*WHAT YOU WILL DO*.
Every line below is to be copied exactly, with the pictures left out.

*DATA BLOCK*.
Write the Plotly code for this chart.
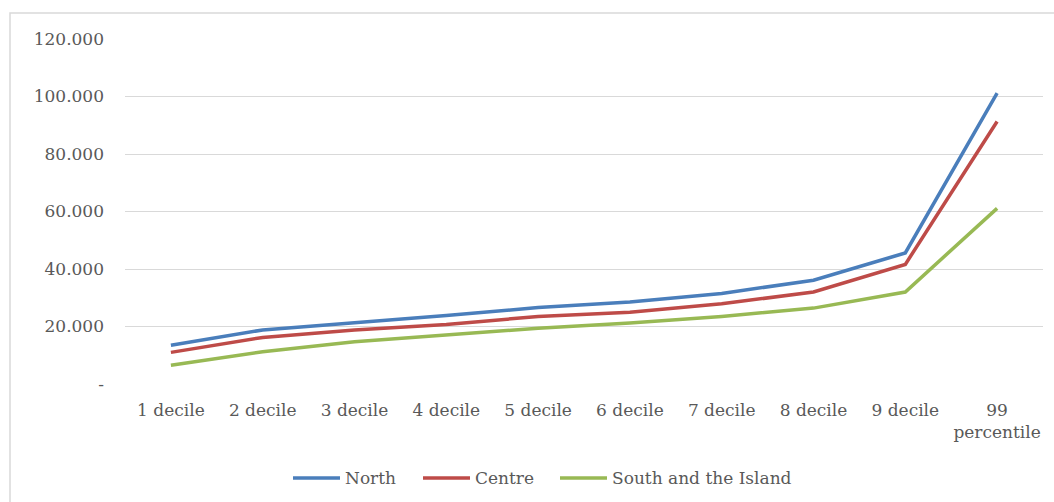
import plotly.graph_objects as go

categories = ["1 decile", "2 decile", "3 decile", "4 decile", "5 decile",
              "6 decile", "7 decile", "8 decile", "9 decile", "99<br>percentile"]

north = [13500, 18800, 21300, 23800, 26600, 28500, 31500, 36100, 45600, 101200]
centre = [11000, 16200, 18800, 20700, 23500, 25000, 27900, 32000, 41600, 91300]
south = [6500, 11200, 14700, 17000, 19400, 21200, 23500, 26400, 32000, 61100]

y_tick_vals = [0, 20000, 40000, 60000, 80000, 100000, 120000]
y_tick_text = ["-", "20.000", "40.000", "60.000", "80.000", "100.000", "120.000"]

series = [
    ("North", north, "#4a7ebb"),
    ("Centre", centre, "#be4b48"),
    ("South and the Island", south, "#98b954"),
]

font_family = "DejaVu Serif"
text_color = "#595959"

fig = go.Figure()
for name, values, color in series:
    fig.add_trace(go.Scatter(
        x=categories, y=values, name=name, mode="lines",
        line=dict(color=color, width=3.5), showlegend=False,
    ))

W, H = 1054, 502
ml, mr, mt, mb = 125, 11, 39, 118
pw, ph = W - ml - mr, H - mt - mb


def px_x(px):
    return (px - ml) / pw


def px_y(py):
    return (H - mb - py) / ph


# Light frame around the whole chart area
fig.add_shape(
    type="rect", xref="paper", yref="paper",
    x0=px_x(10), x1=px_x(W + 20),
    y0=px_y(H + 20), y1=px_y(13),
    line=dict(color="#d9d9d9", width=1.5), fillcolor="rgba(0,0,0,0)",
    layer="below",
)

# Legend keys: long line sample followed by the series name
legend_y = 478
legend_line_starts = [293, 423, 560]
key_len = 47
for (name, _, color), x0 in zip(series, legend_line_starts):
    fig.add_shape(
        type="line", xref="paper", yref="paper",
        x0=px_x(x0), x1=px_x(x0 + key_len),
        y0=px_y(legend_y), y1=px_y(legend_y),
        line=dict(color=color, width=3.5),
    )
    fig.add_annotation(
        xref="paper", yref="paper",
        x=px_x(x0 + key_len + 3), y=px_y(legend_y),
        xanchor="left", yanchor="middle", showarrow=False,
        text=name, font=dict(family=font_family, size=17, color=text_color),
    )

fig.update_layout(
    width=W, height=H,
    margin=dict(l=ml, r=mr, t=mt, b=mb),
    paper_bgcolor="white", plot_bgcolor="white",
    font=dict(family=font_family, color=text_color, size=17),
    showlegend=False,
    xaxis=dict(
        showgrid=False, zeroline=False, showline=False,
        ticks="", tickfont=dict(size=17, color=text_color),
        ticklabelstandoff=14,
        range=[-0.5, len(categories) - 0.5],
    ),
    yaxis=dict(
        range=[0, 120000],
        tickvals=y_tick_vals, ticktext=y_tick_text,
        showgrid=True, gridcolor="#d9d9d9", gridwidth=1,
        zeroline=False, showline=False, ticks="",
        tickfont=dict(size=17, color=text_color),
        ticklabelstandoff=20,
    ),
)

fig.write_html("out.html")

*COMPLETE ANSWER*.
Write the Plotly code for this chart.
import plotly.graph_objects as go

categories = ["1 decile", "2 decile", "3 decile", "4 decile", "5 decile",
              "6 decile", "7 decile", "8 decile", "9 decile", "99<br>percentile"]

north = [13500, 18800, 21300, 23800, 26600, 28500, 31500, 36100, 45600, 101200]
centre = [11000, 16200, 18800, 20700, 23500, 25000, 27900, 32000, 41600, 91300]
south = [6500, 11200, 14700, 17000, 19400, 21200, 23500, 26400, 32000, 61100]

y_tick_vals = [0, 20000, 40000, 60000, 80000, 100000, 120000]
y_tick_text = ["-", "20.000", "40.000", "60.000", "80.000", "100.000", "120.000"]

series = [
    ("North", north, "#4a7ebb"),
    ("Centre", centre, "#be4b48"),
    ("South and the Island", south, "#98b954"),
]

font_family = "DejaVu Serif"
text_color = "#595959"

fig = go.Figure()
for name, values, color in series:
    fig.add_trace(go.Scatter(
        x=categories, y=values, name=name, mode="lines",
        line=dict(color=color, width=3.5), showlegend=False,
    ))

W, H = 1054, 502
ml, mr, mt, mb = 125, 11, 39, 118
pw, ph = W - ml - mr, H - mt - mb


def px_x(px):
    return (px - ml) / pw


def px_y(py):
    return (H - mb - py) / ph


# Light frame around the whole chart area
fig.add_shape(
    type="rect", xref="paper", yref="paper",
    x0=px_x(10), x1=px_x(W + 20),
    y0=px_y(H + 20), y1=px_y(13),
    line=dict(color="#d9d9d9", width=1.5), fillcolor="rgba(0,0,0,0)",
    layer="below",
)

# Legend keys: long line sample followed by the series name
legend_y = 478
legend_line_starts = [293, 423, 560]
key_len = 47
for (name, _, color), x0 in zip(series, legend_line_starts):
    fig.add_shape(
        type="line", xref="paper", yref="paper",
        x0=px_x(x0), x1=px_x(x0 + key_len),
        y0=px_y(legend_y), y1=px_y(legend_y),
        line=dict(color=color, width=3.5),
    )
    fig.add_annotation(
        xref="paper", yref="paper",
        x=px_x(x0 + key_len + 3), y=px_y(legend_y),
        xanchor="left", yanchor="middle", showarrow=False,
        text=name, font=dict(family=font_family, size=17, color=text_color),
    )

fig.update_layout(
    width=W, height=H,
    margin=dict(l=ml, r=mr, t=mt, b=mb),
    paper_bgcolor="white", plot_bgcolor="white",
    font=dict(family=font_family, color=text_color, size=17),
    showlegend=False,
    xaxis=dict(
        showgrid=False, zeroline=False, showline=False,
        ticks="", tickfont=dict(size=17, color=text_color),
        ticklabelstandoff=14,
        range=[-0.5, len(categories) - 0.5],
    ),
    yaxis=dict(
        range=[0, 120000],
        tickvals=y_tick_vals, ticktext=y_tick_text,
        showgrid=True, gridcolor="#d9d9d9", gridwidth=1,
        zeroline=False, showline=False, ticks="",
        tickfont=dict(size=17, color=text_color),
        ticklabelstandoff=20,
    ),
)

fig.write_html("out.html")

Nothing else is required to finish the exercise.